• Yanks Wanted Choo Before Beltran

    Posted by on December 18th, 2013 · Comments (3)

    Via Jeff Passan

    In the aftermath of Robinson Cano’s defection to Seattle, New York presented [Shin-Soo] Choo a seven-year, $140 million deal, three sources outside the Yankees’ organization told Yahoo Sports. When Boras countered asking for more money – one source indicated he wanted “Ellsbury money,” or $153 million over seven years – the Yankees pulled the offer and signed Carlos Beltran to a three-year, $45 million deal.

    Asked to confirm the Choo offer, Yankees officials declined comment.

    Good luck to Choo, if he thinks he can get a better deal than that offer.

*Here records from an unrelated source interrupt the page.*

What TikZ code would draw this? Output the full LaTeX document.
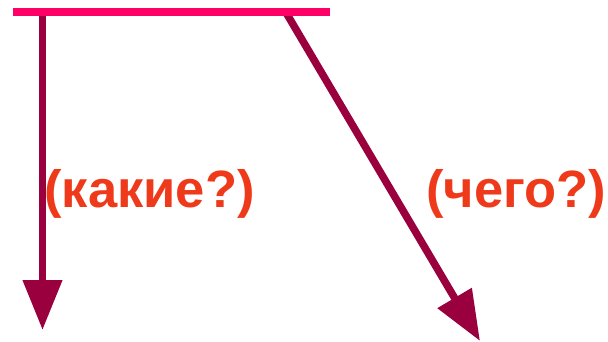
\documentclass[tikz,border=0pt]{standalone}
\usepackage{fontspec}
\setmainfont{Liberation Sans}
\usepackage{xcolor}
\usepackage{tikz}
\usetikzlibrary{arrows.meta, positioning}
\definecolor{barpink}{HTML}{FF0066}
\definecolor{wine}{HTML}{99003D}
\definecolor{askred}{HTML}{EE3A1A}
\tikzset{
  bar/.style={line width=8pt, color=barpink},
  qarrow/.style={-{Triangle[length=50pt, width=38pt]}, line width=7.5pt, color=wine},
  question/.style={font=\fontsize{52.5}{62}\selectfont\bfseries, text=askred, inner sep=0pt},
}
\begin{document}
\begin{tikzpicture}[x=1pt, y=-1pt]
  \useasboundingbox (0,0) rectangle (608,342);
  \coordinate (barL) at (13,12.5);
  \coordinate (barR) at (330,12.5);
  \coordinate (startA) at (42.5,12.5);
  \coordinate (startB) at (286,12.5);
  \coordinate (tipA) at (42.5,330);
  \coordinate (tipB) at (480,341);

  \draw[qarrow] (startA) -- (tipA);
  \draw[qarrow] (startB) -- (tipB);
  \draw[bar] (barL) -- (barR);

  \node[question] (kakie) at (149.5,194) {(какие?)};
  \node[question] (chego) at (516,194) {(чего?)};
\end{tikzpicture}
\end{document}
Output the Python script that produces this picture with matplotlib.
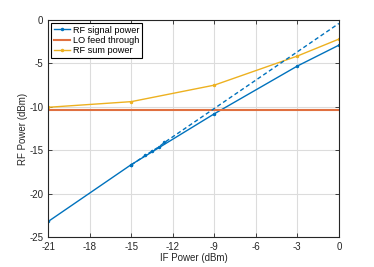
import matplotlib
matplotlib.use("Agg")
import matplotlib.pyplot as plt

# values
if_power = [-21, -15, -9, -3, 0]
rf_signal = [-23.2, -16.65, -10.8, -5.3, -2.9]
rf_sum = [-10.05, -9.4, -7.5, -4.15, -2.2]
lo_x = [-21, 0]
lo_feed = [-10.35, -10.35]
fit_x = [-15, -14, -13.5, -13, -12.6, 0]
fit_y = [-16.7, -15.6, -15.1, -14.6, -14.1, -0.4]

x_ticks = [-21, -18, -15, -12, -9, -6, -3, 0]
y_ticks = [-25, -20, -15, -10, -5, 0]

blue = "#0072BD"
orange = "#E07040"
yellow = "#EDB120"

plt.rcParams["font.family"] = ["Liberation Sans", "DejaVu Sans"]
plt.rcParams["font.size"] = 7
plt.rcParams["axes.unicode_minus"] = False

fig = plt.figure(figsize=(3.74, 2.67), dpi=100)
ax = fig.add_axes([0.129, 0.112, 0.777, 0.813])

ax.plot(if_power, rf_signal, color=blue, lw=1.0, marker=".", ms=3,
        label="RF signal power")
ax.plot(lo_x, lo_feed, color=orange, lw=1.5, label="LO feed through")
ax.plot(if_power, rf_sum, color=yellow, lw=1.0, marker=".", ms=3,
        label="RF sum power")
ax.plot(fit_x, fit_y, color=blue, lw=1.0, ls=(0, (3, 2)), marker=".", ms=3,
        markevery=[0, 1, 2, 3, 4])

ax.set_xlim(-21, 0)
ax.set_ylim(-25, 0)
ax.set_xticks(x_ticks)
ax.set_yticks(y_ticks)
ax.grid(True, color="#dcdcdc", lw=0.8)
ax.set_axisbelow(True)
ax.tick_params(direction="in", top=True, right=True, length=3, width=0.6,
               colors="#262626", labelsize=7)
for s in ax.spines.values():
    s.set_linewidth(0.8)
    s.set_color("#262626")

ax.set_xlabel("IF Power (dBm)", color="#262626", labelpad=1)
ax.set_ylabel("RF Power (dBm)", color="#262626", labelpad=1)

leg = ax.legend(loc="upper left", fancybox=False, framealpha=1,
                edgecolor="black", borderpad=0.3, labelspacing=0.15,
                handlelength=1.8, handletextpad=0.3, borderaxespad=0.3,
                fontsize=6.6)
leg.get_frame().set_linewidth(0.8)

fig.savefig("out.png", dpi=100)
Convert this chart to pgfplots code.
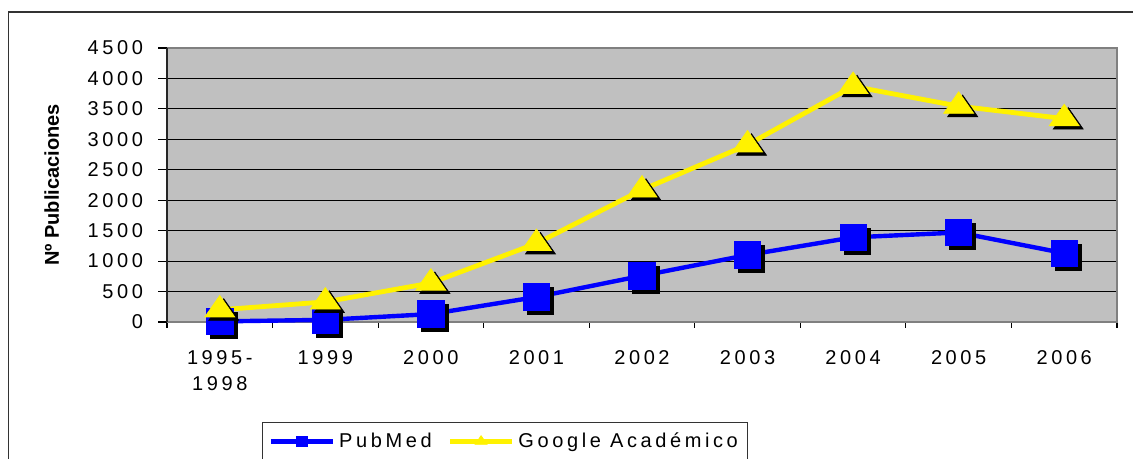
\documentclass[border=0pt]{standalone}
\usepackage{fontspec}
\setmainfont{Liberation Sans}
\newfontfamily\spaced[LetterSpace=18]{Liberation Sans}
\usepackage{pgfplots}
\pgfplotsset{compat=1.18}
\definecolor{plotgray}{HTML}{C0C0C0}
\definecolor{bordergray}{HTML}{808080}

\begin{document}
\begin{tikzpicture}
\begin{axis}[
    scale only axis, width=475pt, height=137pt,
    xmin=-0.5, xmax=8.5, ymin=0, ymax=4500,
    xtick={0,...,8},
    xticklabels={{1995-\\1998},1999,2000,2001,2002,2003,2004,2005,2006},
    minor xtick={-0.5,0.5,...,8.5},
    ytick={0,500,...,4500},
    xtick pos=bottom, ytick pos=left,
    ymajorgrids, grid style={black, line width=0.5pt},
    major x tick style={draw=none},
    tick align=outside, major tick length=4.5pt, minor tick length=3pt,
    tick style={black, line width=0.6pt},
    axis line style={draw=none},
    axis background/.style={fill=plotgray},
    clip=false,
    /pgf/number format/assume math mode=true,
    /pgf/number format/1000 sep={},
    ticklabel style={font=\spaced\fontsize{10}{13}\selectfont},
    xticklabel style={align=center, yshift=-6pt},
    yticklabel style={xshift=-4pt},
    ylabel={Nº Publicaciones},
    every axis y label/.style={at={(axis description cs:-0.1213,0.5)}, rotate=90, anchor=center, font=\bfseries\fontsize{10}{12}\selectfont},
    legend columns=2,
    legend style={at={(axis description cs:0.1002,-0.365)}, anchor=north west,
        draw=black!80, line width=0.6pt, inner ysep=3pt, inner xsep=3pt,
        font=\spaced\fontsize{10}{12}\selectfont,
        /tikz/column 2/.style={column sep=6pt}},
    legend image code/.code={
        \draw[#1] (0pt,0pt) -- (31pt,0pt);
        \draw[#1, every mark/.append style={scale=0.4}] plot coordinates {(15.5pt,0pt)};
    },
]
\draw[bordergray, line width=0.8pt] (rel axis cs:0,0) -- (rel axis cs:1,0) -- (rel axis cs:1,1) -- (rel axis cs:0,1);
\draw[black!85, line width=1pt] (rel axis cs:0,0) -- (rel axis cs:0,1);

% PubMed
\addplot[only marks, mark=square*, mark size=6.6pt, black, mark options={xshift=2pt, yshift=-2pt}, forget plot]
    coordinates {(0,10)(1,35)(2,130)(3,410)(4,760)(5,1100)(6,1390)(7,1470)(8,1130)};
\addplot[color=blue, line width=2.2pt, mark=square*, mark size=6.6pt, mark options={fill=blue, draw=blue, line width=0.4pt}]
    coordinates {(0,10)(1,35)(2,130)(3,410)(4,760)(5,1100)(6,1390)(7,1470)(8,1130)};

% Google Academico
\addplot[only marks, mark=triangle*, mark size=8.6pt, black, mark options={yscale=0.83, xshift=2pt, yshift=-2pt}, forget plot]
    coordinates {(0,200)(1,330)(2,640)(3,1290)(4,2170)(5,2910)(6,3870)(7,3545)(8,3340)};
\addplot[color=yellow, line width=2.4pt, mark=triangle*, mark size=8.6pt, mark options={yscale=0.83, fill=yellow, draw=yellow, line width=0.4pt}]
    coordinates {(0,200)(1,330)(2,640)(3,1290)(4,2170)(5,2910)(6,3870)(7,3545)(8,3340)};

\legend{PubMed, Google Académico}
\end{axis}
\draw[black!80, line width=0.6pt] (-79.25pt,-100pt) -- (-79.25pt,155pt) -- (600pt,155pt);
\pgfresetboundingbox
\path[use as bounding box] (-83.5pt,-68.5pt) rectangle (483pt,161pt);
\end{tikzpicture}
\end{document}
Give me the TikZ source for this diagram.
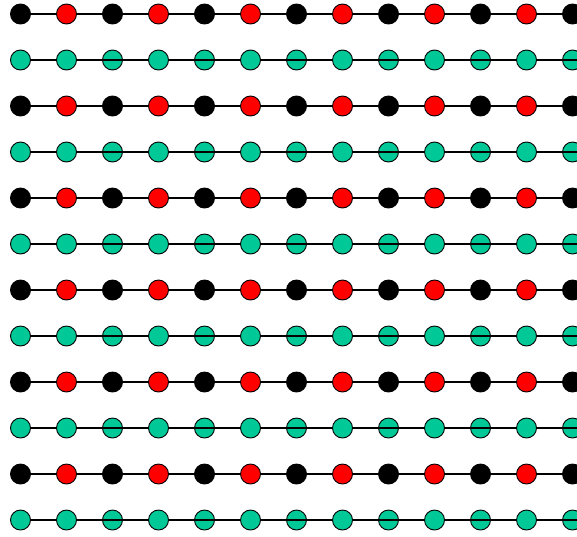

    Comments on Yanks Wanted Choo Before Beltran

    1. Kamieniecki
      December 18th, 2013 | 8:36 pm

      By Wins Above Replacement, over the past four years, Robinson Cano has been the best player in baseball, but Cashman allows Cano to leave for Seattle while offering $293 million to Ellsbury and Choo, and replacing Cano at second with Brian Roberts. I guess this is a 16-year G.M.s attempt to follow the “blueprint” of a 2-year G.M. in Boston, but it isn’t going to work…

    2. Mr. October
      December 18th, 2013 | 9:09 pm

      Kamieniecki wrote:

      … I guess this is a 16-year G.M.s attempt to follow the “blueprint” of a 2-year G.M. in Boston, but it isn’t going to work.

      “Cano was worth 7.6 Wins Above Replacement in 2013. McCann, Beltran, and Ellsbury were worth 10.4 bWAR combined. Losing Cano wipes out most of the gains made by signing the other three players, and while Cano will make $24 million in Seattle next year, [Cashman] will pay the other three $53 million.”

    3. Evan3457
      December 19th, 2013 | 12:25 am

      Cano was 7.6 WAR at Bref, and 6.0 WAR at Fangraphs in 2013.

      His average, for the last 5 years, is 6.8 at Bref, and 5.9 at Fangraphs.
      For the last 3 years, it’s 7.2 at Bref, and 6.6 at Fangraphs.

      And he’s turing 31, which means his prime is immediately behind him, and he’s likely to slowly decline from here for 3-4 years, then decline quickly thereafter.